Я удивилась. Почему она это говорит? Конечно, хорошо, что она одобрила мои действия, но разве не из-за меня возникла эта ситуация?
– Порезы заживут быстро. Это все повреждения?
– Нет. Мне сказали, что еще ребро сломано.
– Значит, тебя продержат не меньше трех дней.
– Так долго?!
– Ничего не поделаешь. Тебе придется остаться там, – повторила она. – Авария, о которой ты говоришь, произошла в 14.07 в 35 секторе. Перемещатель частного лица потерял управление и упал на общественную площадку. Много пострадавших.
– Общественная площадка? Как мне объяснить в таком случае порезы?
– Там есть кафе. Немного в стороне от того места, где все произошло. Но будет выглядеть вполне достоверно. Скажи, что упала на перегородку. Они из пластика.
– Поняла.
– Пока все. Сообщай сразу, если что-то непонятно. Старайся меньше контактировать с окружающими.
– Да.
И связь оборвалась.
Немного подумав, я нашла в сети сообщение об аварии и просмотрела все ролики, что нашла. Потом нашла схему района и постаралась поточнее запомнить, что и где там расположено. Общественной площадкой назывались зоны отдыха. Мне не приходилось в них бывать. Просто незачем. Но люди, кажется, постоянно приходят в такие места. Что они там делали, я не имела представления, но это не важно. Кафе. Я была в кафе. Значит ела. Нет. Кто-то мог вспомнить, или просмотреть записи охранной системы в помещении и меня там не найти. В таком случае, можно сказать, что я не успела войти внутрь. Я нашла схему кафе и сопоставила с местом аварии. Да. Вот тут. Вполне реально будет выглядеть, если сказать, что я шла с этой стороны. Разобравшись с этим вопросом, я немного успокоилась. Теперь нужно просто вытерпеть эти три дня. Для всех я Эмма. Просто Эмма Вандерсен. 18 лет. Живу в 67 секторе. Работаю на хлорофилловой фабрике. Братьев, сестер нет. Родители погибли 6 лет назад. С другими родственниками связей не поддерживаю.

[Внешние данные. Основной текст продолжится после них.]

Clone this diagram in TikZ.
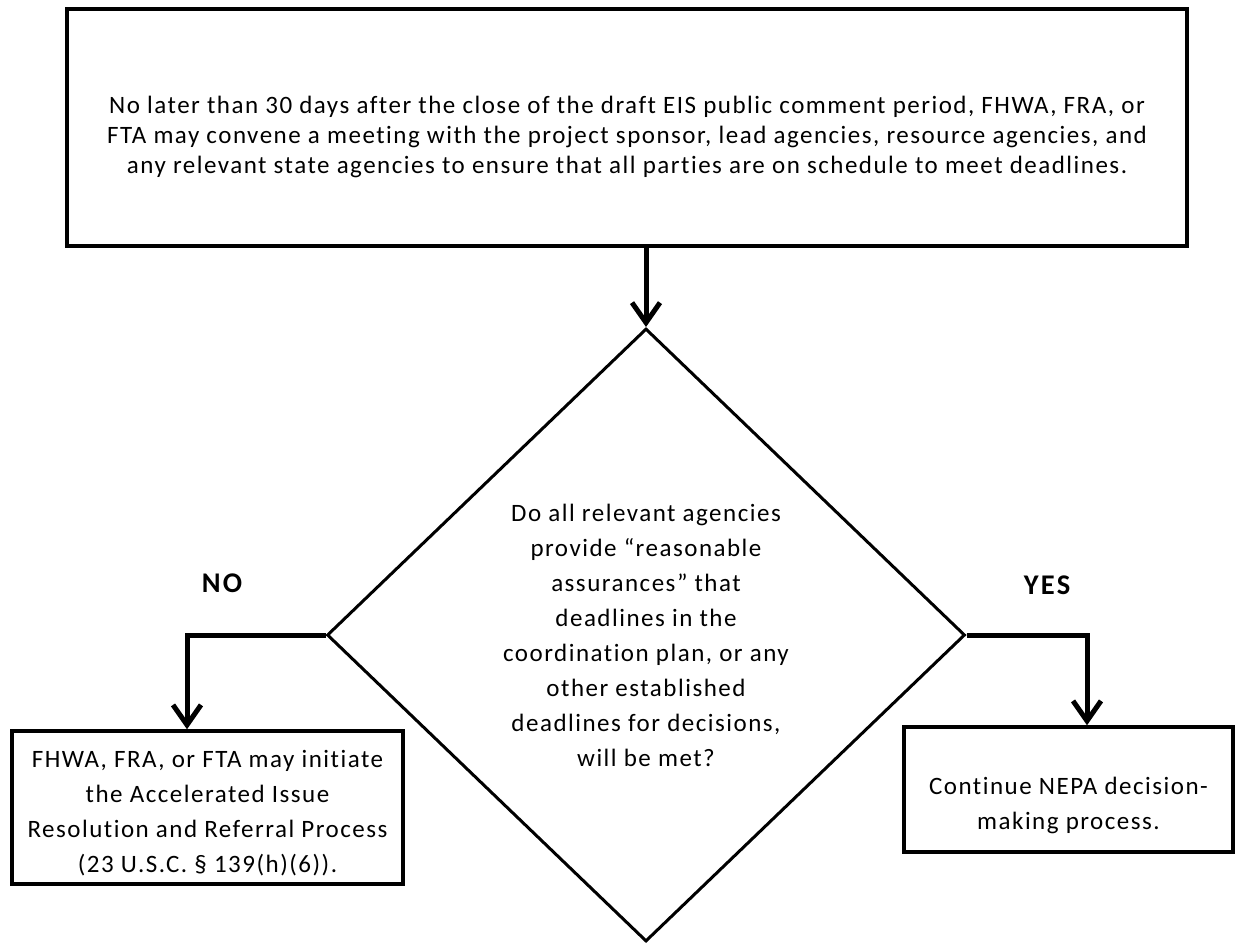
\documentclass[tikz,border=0pt]{standalone}
\usepackage{fontspec}
\setmainfont{Carlito}
\newfontfamily\spaced[LetterSpace=6,Ligatures={NoCommon}]{Carlito}
\newfontfamily\spacedlbl[LetterSpace=8,Ligatures={NoCommon}]{Carlito}
\usetikzlibrary{arrows.meta,shapes.geometric}
\begin{document}
\begin{tikzpicture}[x=1pt,y=-1pt,
  boxstyle/.style={draw, line width=4pt, inner sep=0pt},
  conn/.style={line width=5pt, -{Straight Barb[length=20pt,width=28pt]}},
  lbl/.style={font=\spacedlbl\fontsize{28.5}{30}\selectfont\bfseries},
  txt/.style={font=\spaced\fontsize{25}{35}\selectfont, align=center, inner sep=0pt},
  toptxt/.style={font=\spaced\fontsize{25}{30}\selectfont, align=center, inner sep=0pt}]
\useasboundingbox (0,0) rectangle (1238,942);
% top box
\node[boxstyle, minimum width=1120, minimum height=237] (top) at (627,127.5) {};
\node[toptxt] (toptext) at (627,137) {No later than 30 days after the close of the draft EIS public comment period, FHWA, FRA, or\\
FTA may convene a meeting with the project sponsor, lead agencies, resource agencies, and\\
any relevant state agencies to ensure that all parties are on schedule to meet deadlines.};
% decision diamond
\node[diamond, draw, line width=3pt, minimum width=638, minimum height=613, inner sep=0pt,
      txt] (dia) at (646,635) {Do all relevant agencies\\
provide “reasonable\\
assurances” that\\
deadlines in the\\
coordination plan, or any\\
other established\\
deadlines for decisions,\\
will be met?};
% left box
\node[boxstyle, line width=3.5pt, minimum width=391, minimum height=153] (lbox) at (207.5,807.5) {};
\node[txt] (ltext) at (207.5,813) {FHWA, FRA, or FTA may initiate\\
the Accelerated Issue\\
Resolution and Referral Process\\
(23 U.S.C. § 139(h)(6)).};
% right box
\node[boxstyle, line width=3.5pt, minimum width=329, minimum height=125] (rbox) at (1068.5,789.5) {};
\node[txt] (rtext) at (1068.5,805.5) {Continue NEPA decision-\\
making process.};
% labels
\node[lbl] (no) at (222,583) {NO};
\node[lbl] (yes) at (1047,585) {YES};
% connectors
\draw[conn] (dia.north |- top.south) -- (dia.north);
\draw[conn] (dia.west) -| ([xshift=-20.5pt]lbox.north);
\draw[conn] (dia.east) -| ([xshift=18.5pt]rbox.north);
\end{tikzpicture}
\end{document}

За окном уже совсем стемнело. По мере того как гас свет снаружи, в палате включалось и набирало интенсивность искусственное освещение. Я не привыкла к такому яркому свету. Он ассоциировался для меня только со снегом. Светло, значит опасно, холодно и тяжело. Наверное, еще и потому в наших казармах все цвета приглушенно серые. Небольшие окна под самыми потолками. Свет не режущий, а рассеянный. Все четко видно, практически без теней.
На тумбочке я нашла пульт управления и выключила все лишнее. Хотела затемнить окно, но ставила все как есть. Вид из окна мне чем-то понравился. Помещение, в котором я сейчас находилась, располагалось на высоте, и огни, загорающиеся внизу, красиво горели. Почти так же красиво, как звезды в небе во время ночного отдыха на маршруте…
Проснулась я, когда было еще темно, и не сразу поняла, где я. Над моей головой на терминале мигал зеленый огонек. На тумбочке стояли цветы, которых я здесь почему-то не помнила. Открылась дверь и вошла медсестра.